No Sugar Lemon Syrup Loaf Cake
Member recipe by sarahlabat
A Moist Lemon Syrup Loaf Cake using Granulated Sweetner (Candarel or Splenda) instead of Sugar.
- 125g Unsalted Butter
- 10g Granulated Sweetner
- 2 Large Eggs
- Zest of 1 Lemon
- 175g Self Raising Flour
- Pinch Salt (or use salted butter)
- 4 tablespoons Milk
- For the Syrup:
- Juice of 2 lemons
- 2 heaped Tbsps Granulated Sweetner
- 3 Tbsps Limoncello Lemon Liqueur (optional)
- 23x13x7cm loaf tin, buttered and lined.
- Preheat Oven to 180C/gas mark 4. Butter and line loaf tin well, ensuring that the lining comes up a cm or so up the sides of the tin.
- Cream together butter & sweetner, add eggs and lemon zest, beating in well.
- Add Flour & Salt (if using), folding in gently but throughly.
- Then spoon into prepared loaf tin and put into oven.
- While the cake is cooking, get on with the syrup: put the lemon juice & sweetner into a saucepan and heat gently until sweetner is dissolved. Add the lemoncello to the syrup.

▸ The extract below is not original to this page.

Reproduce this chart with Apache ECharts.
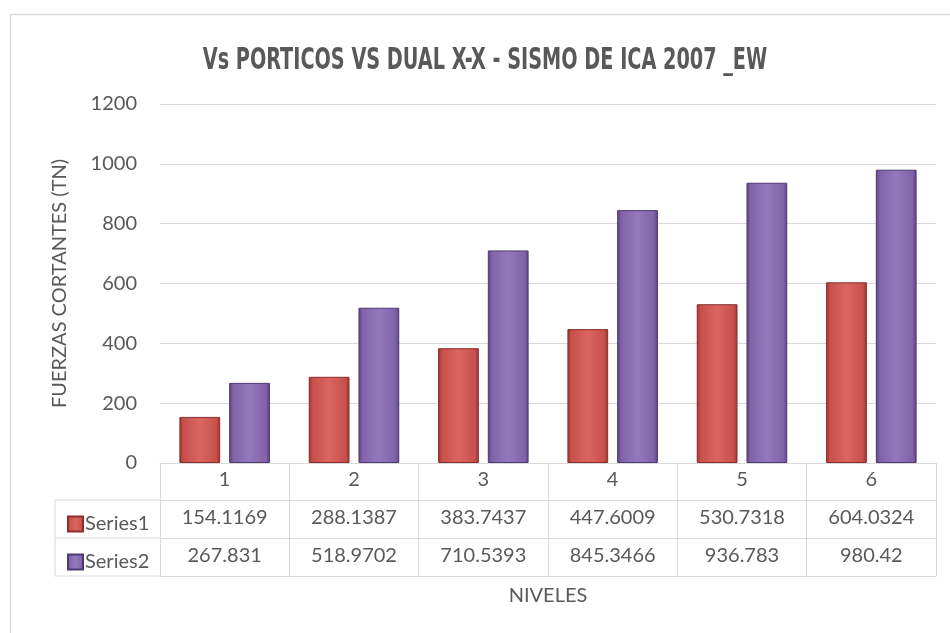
<!DOCTYPE html>
<html>
<head>
<meta charset="utf-8">
<title>Vs PORTICOS VS DUAL X-X</title>
<script src="https://cdn.jsdelivr.net/npm/echarts@6/dist/echarts.min.js"></script>
<style>
  html, body { margin: 0; padding: 0; background: #fff; }
  #chart { width: 950px; height: 633px; }
</style>
</head>
<body>
<div id="chart"></div>
<script>
const categories = ['1', '2', '3', '4', '5', '6'];
const series1 = [154.1169, 288.1387, 383.7437, 447.6009, 530.7318, 604.0324];
const series2 = [267.831, 518.9702, 710.5393, 845.3466, 936.783, 980.42];
const yTicks = { min: 0, max: 1200, interval: 200 };

const titleText = 'Vs PORTICOS VS DUAL X-X - SISMO DE ICA 2007 _EW';
const txt = '#595959';
const line = '#d9d9d9';
const font = 'Lato';

// barra con efecto bisel (como Excel)
function bevel (dark, mid, light) {
  return new echarts.graphic.LinearGradient(0, 0, 1, 0, [
    { offset: 0, color: dark },
    { offset: 0.1, color: mid },
    { offset: 0.5, color: light },
    { offset: 0.9, color: mid },
    { offset: 1, color: dark }
  ]);
}

const chart = echarts.init(document.getElementById('chart'));

chart.setOption({
  backgroundColor: '#fff',
  animation: false,
  legend: {
    orient: 'vertical',
    left: 62,
    top: 509,
    icon: 'rect',
    itemWidth: 15,
    itemHeight: 15,
    itemGap: 18,
    textStyle: { fontFamily: font, fontSize: 20, color: txt, padding: [0, 0, 0, -3] },
    data: ['Series1', 'Series2']
  },
  grid: { left: 160, right: 14, top: 104, bottom: 170 },
  xAxis: [
    {
      type: 'category',
      data: categories,
      axisLine: { show: true, lineStyle: { color: line } },
      axisTick: { show: true, length: 113, lineStyle: { color: line } },
      axisLabel: { margin: 7, fontFamily: font, fontSize: 20, color: txt }
    },
    {
      type: 'category',
      position: 'bottom',
      offset: 37,
      data: series1.map(String),
      axisLine: { show: true, lineStyle: { color: line } },
      axisTick: { show: false },
      axisLabel: { margin: 8, fontFamily: font, fontSize: 20, color: txt }
    },
    {
      type: 'category',
      position: 'bottom',
      offset: 75,
      data: series2.map(String),
      axisLine: { show: true, lineStyle: { color: line } },
      axisTick: { show: false },
      axisLabel: { margin: 8, fontFamily: font, fontSize: 20, color: txt }
    },
    {
      type: 'category',
      position: 'bottom',
      offset: 113,
      data: categories,
      axisLine: { show: true, lineStyle: { color: line } },
      axisTick: { show: false },
      axisLabel: { show: false },
      name: 'NIVELES',
      nameLocation: 'middle',
      nameGap: 10,
      nameTextStyle: { fontFamily: font, fontSize: 20, color: txt, verticalAlign: 'top' }
    }
  ],
  yAxis: {
    type: 'value',
    min: yTicks.min,
    max: yTicks.max,
    interval: yTicks.interval,
    name: 'FUERZAS CORTANTES (TN)',
    nameLocation: 'middle',
    nameGap: 90,
    nameTextStyle: { fontFamily: font, fontSize: 20, color: txt },
    axisLine: { show: false },
    axisTick: { show: false },
    axisLabel: { margin: 23, fontFamily: font, fontSize: 20, color: txt, formatter: v => String(v) },
    splitLine: { lineStyle: { color: line } }
  },
  series: [
    {
      name: 'Series1',
      type: 'bar',
      data: series1,
      barGap: '22%',
      barCategoryGap: '30%',
      itemStyle: {
        color: bevel('#9b3330', '#c9504c', '#d96561'),
        borderColor: '#8a2e2b',
        borderWidth: 1
      }
    },
    {
      name: 'Series2',
      type: 'bar',
      data: series2,
      barGap: '22%',
      barCategoryGap: '30%',
      itemStyle: {
        color: bevel('#5b4180', '#8163aa', '#9478bd'),
        borderColor: '#4f3a70',
        borderWidth: 1
      }
    }
  ],
  graphic: [
    // marco del gráfico
    { type: 'rect', shape: { x: 10.5, y: 14.5, width: 960, height: 660 }, style: { fill: null, stroke: line, lineWidth: 1.5 }, silent: true },
    // título condensado (fuente tipo Agency FB)
    {
      type: 'text',
      x: 485,
      y: 61,
      scaleX: 0.69,
      style: {
        text: titleText,
        fill: txt,
        font: "bold 31px 'DejaVu Sans Condensed', sans-serif",
        align: 'center',
        verticalAlign: 'middle'
      }
    },
    // celdas de la leyenda en la tabla de datos
    { type: 'line', shape: { x1: 55, y1: 500, x2: 160, y2: 500 }, style: { stroke: line, lineWidth: 1 } },
    { type: 'line', shape: { x1: 55, y1: 538, x2: 160, y2: 538 }, style: { stroke: line, lineWidth: 1 } },
    { type: 'line', shape: { x1: 55, y1: 576, x2: 160, y2: 576 }, style: { stroke: line, lineWidth: 1 } },
    { type: 'line', shape: { x1: 55, y1: 500, x2: 55, y2: 576 }, style: { stroke: line, lineWidth: 1 } }
  ]
});
</script>
</body>
</html>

- Bake the cake for 45 mins, or until golden, risen in the middle (though it will sink a little on cooling) and an inserted cake tester comes out clean.
- As soon as the cake is out of the oven puncture the top of the loaf all over with a skewer. Pour over the syrup, ensuring the middle absorbs it as well as the sides, then leave it to soak up the rest.
- Leave the cake to cool COMPLETELY. If you try to take it out of the tin whilst warm it is liable to crumble as it is wet with syrup.